Ruby Nil and Boolean – Understanding Their Differences

rubyruby-on-rails

Can someone explain the reasoning being this? Just spent 30 mins trying to figure out why my boolean method returned nil and found out that in Ruby:

2.2.1 :001 > nil && true
 => nil
2.2.1 :002 > nil && false
 => nil

Since nil is a falsey value, I would have expected the output of nil && true to be false. Also it seems to go against the idea that conditional operators should return a boolean value.

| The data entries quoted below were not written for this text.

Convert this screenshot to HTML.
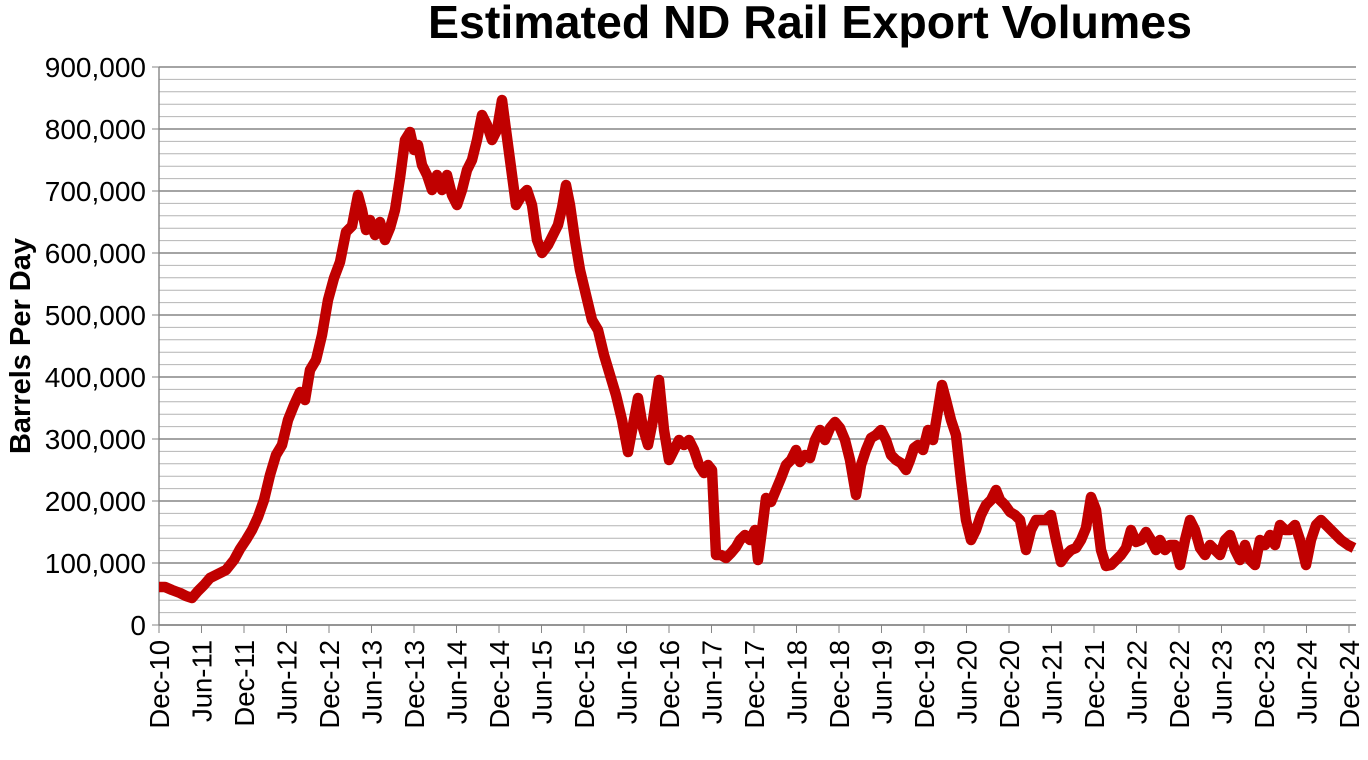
<!DOCTYPE html>
<html><head><meta charset="utf-8"><style>body{margin:0;background:#fff}</style></head><body>
<svg width="1368" height="755" xmlns="http://www.w3.org/2000/svg" font-family="Liberation Sans, Arial, sans-serif">
<rect width="1368" height="755" fill="#fff"/>
<text x="810" y="38" font-size="46.5" font-weight="bold" text-anchor="middle">Estimated ND Rail Export Volumes</text>
<g id="grid"></g>
<text transform="translate(30,346) rotate(-90)" font-size="29" font-weight="bold" text-anchor="middle">Barrels Per Day</text>
<g id="yl" font-size="28" text-anchor="end"></g>
<g id="xl" font-size="27.5" text-anchor="end"></g>
<polyline id="ln" fill="none" stroke="#c00000" stroke-width="10.5" stroke-linejoin="round"/>
</svg>
<script>
var ns="http://www.w3.org/2000/svg";
function el(t,a,p,txt){var e=document.createElementNS(ns,t);for(var k in a)e.setAttribute(k,a[k]);if(txt!=null)e.textContent=txt;document.getElementById(p).appendChild(e);}
for(var i=0;i<=45;i++){var y=625-i*12.4;var maj=i%5==0;
el('line',{x1:159,x2:1356,y1:y,y2:y,stroke:maj?'#868686':'#b4b4b4','stroke-width':maj?1.4:1},'grid');
if(maj){el('line',{x1:152,x2:159,y1:y,y2:y,stroke:'#868686'},'grid');
var v=i/5*100000;el('text',{x:146,y:y+10},'yl',v==0?'0':v.toLocaleString('en-US'));}}
el('line',{x1:159,x2:159,y1:67,y2:625,stroke:'#868686','stroke-width':1.4},'grid');
el('line',{x1:159,x2:1356,y1:625,y2:625,stroke:'#868686','stroke-width':1.4},'grid');
for(var j=0;j<=28;j++){var x=159+j*42.5;var lab=(j%2==0?'Dec-':'Jun-')+(10+Math.ceil(j/2));
el('line',{x1:x,x2:x,y1:625,y2:633,stroke:'#868686'},'grid');
el('text',{transform:'translate('+(x+10)+',640) rotate(-90)'},'xl',lab);}
var p=[159,587,165,587,172,590,180,593,186,596,192,598,198,591,204,585,210,578,218,574,226,570,234,560,240,549,246,540,252,530,258,517,264,500,270,475,276,455,282,445,288,420,294,405,300,392,305,400,310,370,316,360,322,335,328,300,334,278,340,262,346,232,352,226,358,195,362,210,366,230,370,220,375,235,380,222,385,240,390,228,395,210,400,178,405,140,410,132,414,150,418,145,422,165,427,175,432,190,437,175,442,190,447,175,452,195,457,205,462,190,467,170,472,160,477,140,482,115,487,125,492,140,497,130,502,100,506,130,510,160,516,205,522,195,527,190,532,205,537,240,542,253,548,245,553,235,558,225,562,208,566,185,570,205,575,240,580,270,586,295,592,320,598,330,604,355,610,375,616,395,622,420,628,452,633,425,638,398,643,428,648,445,653,420,659,380,664,430,669,460,674,450,679,440,684,445,689,440,694,450,699,465,704,473,708,465,712,470,716,555,721,555,726,558,731,553,736,547,740,540,745,535,750,540,755,530,758,560,762,530,766,498,771,502,776,490,781,478,786,465,791,460,796,450,800,462,805,455,810,458,815,440,820,430,825,440,830,428,835,422,840,428,845,440,850,460,856,495,861,465,866,450,871,438,876,435,881,430,886,440,891,455,896,460,901,463,906,470,910,460,914,448,918,445,923,450,928,430,933,440,938,410,942,385,946,400,951,420,956,435,961,480,966,520,971,540,976,530,981,515,986,505,991,500,996,490,1000,500,1005,505,1010,512,1015,515,1020,520,1026,550,1031,530,1036,520,1041,520,1046,520,1051,515,1056,540,1061,562,1066,555,1071,550,1076,548,1081,540,1086,528,1091,497,1096,510,1101,550,1106,566,1111,565,1116,560,1121,555,1126,548,1131,530,1136,542,1141,540,1146,532,1151,540,1156,550,1160,540,1165,550,1170,545,1175,545,1180,565,1185,540,1190,520,1195,530,1200,548,1205,555,1210,545,1215,550,1220,555,1225,540,1230,535,1235,550,1240,560,1245,545,1250,560,1255,565,1260,540,1265,545,1270,535,1275,545,1280,525,1285,530,1290,530,1295,525,1300,540,1306,565,1311,540,1316,525,1321,520,1326,525,1331,530,1336,535,1341,540,1348,545,1354,548];
var s='';for(var k=0;k<p.length;k+=2)s+=p[k]+','+p[k+1]+' ';
document.getElementById('ln').setAttribute('points',s);
</script>
</body></html>
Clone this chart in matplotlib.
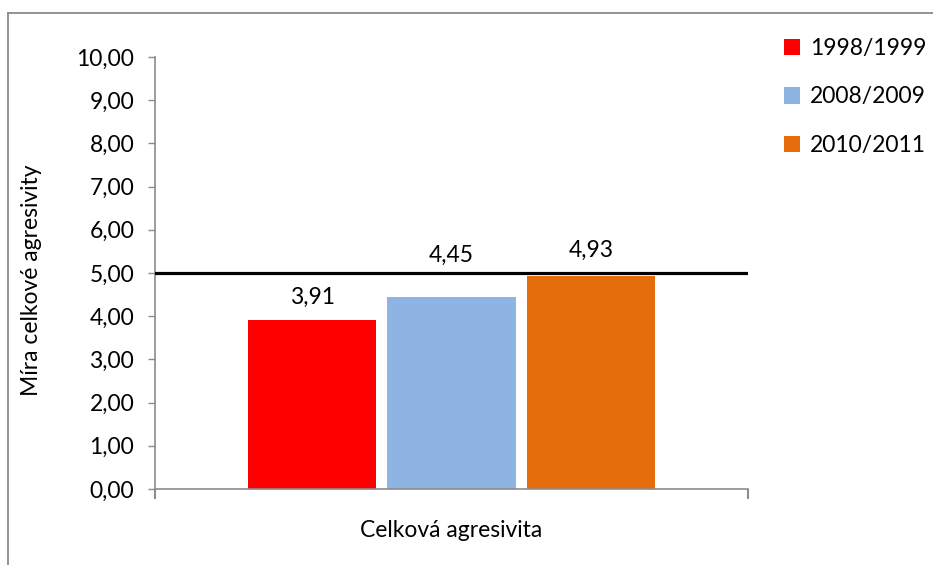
import matplotlib
matplotlib.use("Agg")
import matplotlib.pyplot as plt
from matplotlib.lines import Line2D
from matplotlib.ticker import FuncFormatter

plt.rcParams['font.family'] = ['Lato', 'DejaVu Sans']

# data
seasons = ["1998/1999", "2008/2009", "2010/2011"]
values = [3.91, 4.45, 4.93]
colors = ["#ff0000", "#8db4e2", "#e46c0a"]
category = "Celková agresivita"
ylabel = "Míra celkové agresivity"
norm_value = 5.0

# label offsets above bar tops (points), Excel nudged the middle one up
label_offsets = [16.5, 29.5, 18.7]

fig = plt.figure(figsize=(9.33, 5.65), dpi=100)
ax = fig.add_axes([155 / 933, 1 - 489 / 565, 593 / 933, 432 / 565])

gray = "#8c8c8c"
fs = 16.5

step = 0.235
width = 0.216
for i, (s, v, c) in enumerate(zip(seasons, values, colors)):
    x = (i - 1) * step
    ax.bar(x, v, width=width, color=c, label=s, zorder=2)
    ax.annotate(f"{v:.2f}".replace(".", ","), (x, v), xytext=(0, label_offsets[i]),
                textcoords="offset points", ha="center", va="center", fontsize=fs)

ax.axhline(norm_value, color="black", lw=2.3, zorder=3)

ax.set_xlim(-0.5, 0.5)
ax.set_ylim(0, 10)
ax.set_yticks(range(0, 11))
ax.yaxis.set_major_formatter(FuncFormatter(lambda v, p: f"{v:.2f}".replace(".", ",")))
ax.set_xticks([-0.5, 0.5])
ax.set_xticklabels(["", ""])
ax.tick_params(axis="y", direction="out", length=5, width=1, color=gray, labelsize=fs, pad=10)
ax.tick_params(axis="x", direction="out", length=7, width=1.5, color=gray)

for side in ["top", "right"]:
    ax.spines[side].set_visible(False)
for side in ["left", "bottom"]:
    ax.spines[side].set_color(gray)
    ax.spines[side].set_linewidth(1.2)

ax.set_ylabel(ylabel, fontsize=fs)
ax.yaxis.set_label_coords(-0.19, 0.484)
ax.set_xlabel(category, fontsize=fs)
ax.xaxis.set_label_coords(0.5, -0.072)

ax.legend(loc="upper left", bbox_to_anchor=(784 / 933, 1 - 38 / 565),
          bbox_transform=fig.transFigure, frameon=False, fontsize=fs,
          handlelength=0.7, handleheight=0.7, handletextpad=0.45,
          labelspacing=1.2, borderpad=0, borderaxespad=0)

# outer chart border (cut off at right/bottom like the screenshot)
fig.add_artist(Line2D([8 / 933, 1.0], [1 - 13 / 565, 1 - 13 / 565],
                      transform=fig.transFigure, color="#8a8a8a", lw=1.3))
fig.add_artist(Line2D([8 / 933, 8 / 933], [0, 1 - 13 / 565],
                      transform=fig.transFigure, color="#8a8a8a", lw=1.3))

fig.savefig("out.png", dpi=100)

What is the rationale behind this?

It makes sense that the boolean operator is not commutative:

nil && false != false && nil

For others seeing this, my issue was that in rails I had a statement like:

def some_method?
  object.attr && object.attr > something
end

But when object.attr is nil, the function will be nil. Which is fine in most cases but when chaining boolean methods together, not so much. I just changed it to this instead:

def some_method?
  object.attr.present? && object.attr > something
end

I could do the same thing in vanilla Ruby with:

def some_method?
  !!object.attr && object.attr > something
end

Best Answer

The statement goes through the conditions in order, will stop when a falsy result is obtained and return the value of the last evaluation performed.

In contrary to && which stops at a falsy value, || will stop at a truthy value instead.